たとえば東伊豆町には6つの温泉郷があるが、統率が取れていないのが課題だという。SNSのハッシュタグも温泉郷ごとに設定されていることが多い。SNSで東伊豆町のPRをしたくても、パワーが分散しているのが現状だ。

「東伊豆町を訪れる意味を、町全体でもっと明確にする必要があります。それはインバウンドのお客様向けの仕事をしていた時に強く感じました。例えば、フランスの世界遺産モンサンミッシェルが何市にあるか、日本人がわからないですよね。それと同じで『東伊豆』といっても海外の人には響きません。それは日本の東伊豆町を知らない人も同じです。ようは自治体の名称じゃないんです」(鈴木さん)
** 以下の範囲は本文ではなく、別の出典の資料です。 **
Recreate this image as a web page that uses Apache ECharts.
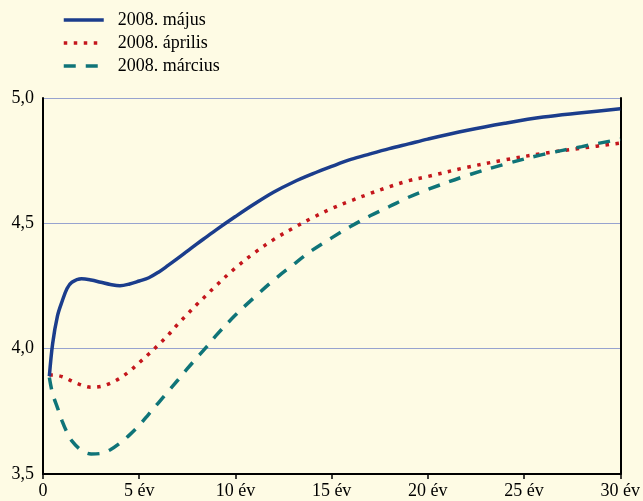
<!DOCTYPE html>
<html>
<head>
<meta charset="utf-8">
<script src="https://cdn.jsdelivr.net/npm/echarts@6/dist/echarts.min.js"></script>
<style>
  html, body { margin: 0; padding: 0; background: #fefbe4; }
  #chart { width: 643px; height: 501px; }
</style>
</head>
<body>
<div id="chart"></div>
<script>
// Maturity in years
const years = [0.33, 0.5, 0.75, 1, 1.25, 1.5, 2, 2.5, 3, 3.5, 4, 4.5, 5, 5.5, 6, 6.5, 7, 7.5, 8, 8.5, 9,
  10, 11, 12, 13, 14, 15, 16, 17, 18, 19, 20, 22, 24, 26, 28, 30];

// Yield curves (%)
const majus = [3.89, 4.02, 4.13, 4.19, 4.24, 4.265, 4.279, 4.274, 4.265, 4.256, 4.251, 4.258, 4.27, 4.283, 4.305,
  4.332, 4.36, 4.389, 4.418, 4.446, 4.474, 4.527, 4.578, 4.625, 4.664, 4.697, 4.727, 4.755, 4.777, 4.798, 4.817,
  4.836, 4.87, 4.899, 4.924, 4.941, 4.957];
const aprilis = [3.895, 3.895, 3.893, 3.888, 3.88, 3.871, 3.855, 3.846, 3.849, 3.862, 3.882, 3.91, 3.944, 3.979,
  4.015, 4.054, 4.097, 4.137, 4.177, 4.214, 4.252, 4.322, 4.383, 4.436, 4.481, 4.522, 4.559, 4.59, 4.619, 4.646,
  4.67, 4.687, 4.723, 4.753, 4.779, 4.80, 4.82];
const marcius = [3.885, 3.82, 3.765, 3.71, 3.666, 3.632, 3.594, 3.58, 3.582, 3.597, 3.623, 3.656, 3.694, 3.739,
  3.784, 3.829, 3.874, 3.92, 3.964, 4.007, 4.053, 4.134, 4.206, 4.274, 4.335, 4.393, 4.442, 4.488, 4.53, 4.567,
  4.604, 4.635, 4.69, 4.736, 4.775, 4.806, 4.836];

const seriesNames = ['2008. május', '2008. április', '2008. március'];
const xTickLabels = { 0: '0', 5: '5 év', 10: '10 év', 15: '15 év', 20: '20 év', 25: '25 év', 30: '30 év' };

const font = 'Liberation Serif';
const pairs = vals => years.map((y, i) => [y, vals[i]]);

const chart = echarts.init(document.getElementById('chart'));
chart.setOption({
  backgroundColor: '#fefbe4',
  animation: false,
  legend: {
    orient: 'vertical',
    left: 57,
    top: 6,
    itemWidth: 40,
    itemHeight: 14,
    itemGap: 5,
    itemStyle: { opacity: 0 },
    lineStyle: { width: 3.5 },
    textStyle: { fontFamily: font, fontSize: 18, color: '#000', padding: [0, 0, 0, 9] },
    data: seriesNames
  },
  grid: { left: 43, right: 20, top: 98, bottom: 27 },
  xAxis: {
    type: 'value',
    min: 0,
    max: 30,
    interval: 5,
    axisLine: { lineStyle: { color: '#000', width: 2 } },
    axisTick: { show: true, length: 5, lineStyle: { color: '#000', width: 1.5 } },
    axisLabel: {
      fontFamily: font, fontSize: 18, color: '#000', margin: 8,
      formatter: v => xTickLabels[v] ?? ''
    },
    splitLine: { show: false }
  },
  yAxis: [{
    type: 'value',
    min: 3.5,
    max: 5.0,
    interval: 0.5,
    axisLine: { show: true, lineStyle: { color: '#000', width: 2 } },
    axisTick: { show: false },
    axisLabel: {
      fontFamily: font, fontSize: 18, color: '#000', margin: 9,
      formatter: v => v.toFixed(1).replace('.', ',')
    },
    splitLine: { show: true, lineStyle: { color: '#97a3cf', width: 1.2 } }
  }, {
    type: 'value',
    position: 'right',
    min: 3.5,
    max: 5.0,
    interval: 0.5,
    axisLine: { show: true, lineStyle: { color: '#000', width: 2 } },
    axisTick: { show: false },
    axisLabel: { show: false },
    splitLine: { show: false }
  }],
  series: [{
    name: seriesNames[0],
    type: 'line',
    data: pairs(majus),
    smooth: 0.35,
    symbol: 'none',
    lineStyle: { color: '#1b3d8c', width: 3.5 },
    itemStyle: { color: '#1b3d8c' },
    z: 3
  }, {
    name: seriesNames[1],
    type: 'line',
    data: pairs(aprilis),
    smooth: 0.35,
    symbol: 'none',
    lineStyle: { color: '#c4161c', width: 3.5, type: [3.5, 6.5] },
    itemStyle: { color: '#c4161c' },
    z: 2
  }, {
    name: seriesNames[2],
    type: 'line',
    data: pairs(marcius),
    smooth: 0.35,
    symbol: 'none',
    lineStyle: { color: '#0f7478', width: 3.5, type: [12, 10] },
    itemStyle: { color: '#0f7478' },
    z: 2
  }]
});
</script>
</body>
</html>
人とのご縁、町の一体感。東伊豆町の町おこしは「人と人がどのようにつながっていくか」が鍵になっているようだ。

東伊豆町で築くコアな人間関係と未来への可能性

東伊豆町は歴史ある観光地で、温泉旅館など居心地の良い宿泊施設が多い。「稲取キンメ」をはじめとする海の幸など、グルメも豊富だ。ところが近年は、東伊豆町の魅力は観光だけではないことに気づいた人が増えている。そのひとつである「地域おこし協力隊」がポジティブな動きを見せ始めているのだ。

「地域おこし協力隊になって東伊豆町に関わりを持った人が、NPOを立ち上げています。町の空き家を宿泊施設にリノベーションするなど、町おこしのキーマンとなっています」と鈴木さん。さらに、ワーケーションのスポットとしても東伊豆町を訪れる人が増えている。

「地域おこし協力隊を中心としたシェアハウスがあるのですが、そこへワーケーションを目的とした人も訪れています。半分東京・半分東伊豆町で二拠点居住をしている人もいます。外から来た人と地元の人との間に、コアな関係が出来てきているんです」(鈴木さん)

さまざまな業界・業種のビジネスパーソンが東伊豆町でワーケーションをしている。新しい技術の社会実験を東伊豆町で試している人もいるという。

山に囲まれ、海が広がる東伊豆町。東京からは公共交通機関を使って2~3時間ほどで到着する。大自然の恵みが豊かでリラックスできるため、ワーケーションで人気が出るのも納得だ。鈴木さんによると、ワーケーションとして東伊豆町を訪れる人にはこんな特徴が見られると言う。

「東伊豆町で何かやろうと思っている人が、10人、20人と集まってきています。町もワーケーションの受け入れに丁寧に取り組んでおり、仕事の委託をすることもあります。濃いかたちで東伊豆町に関わりたい人は、東伊豆町を気に入ってくれることが多いですね」(鈴木さん)

女子大学との連携やワーケーションなど、東伊豆町の町おこしは人と人とのご縁をとことん大切にする。歴史ある観光地だからこそ、温泉や景観、グルメなどご縁を呼び込む観光資源も充実している。魅力あふれる東伊豆町で、これからどんな面白いアイデアや発見が生まれるのか目が離せない。女性も男性も「東伊豆町でプラスワン」を探してみてはいかがだろう。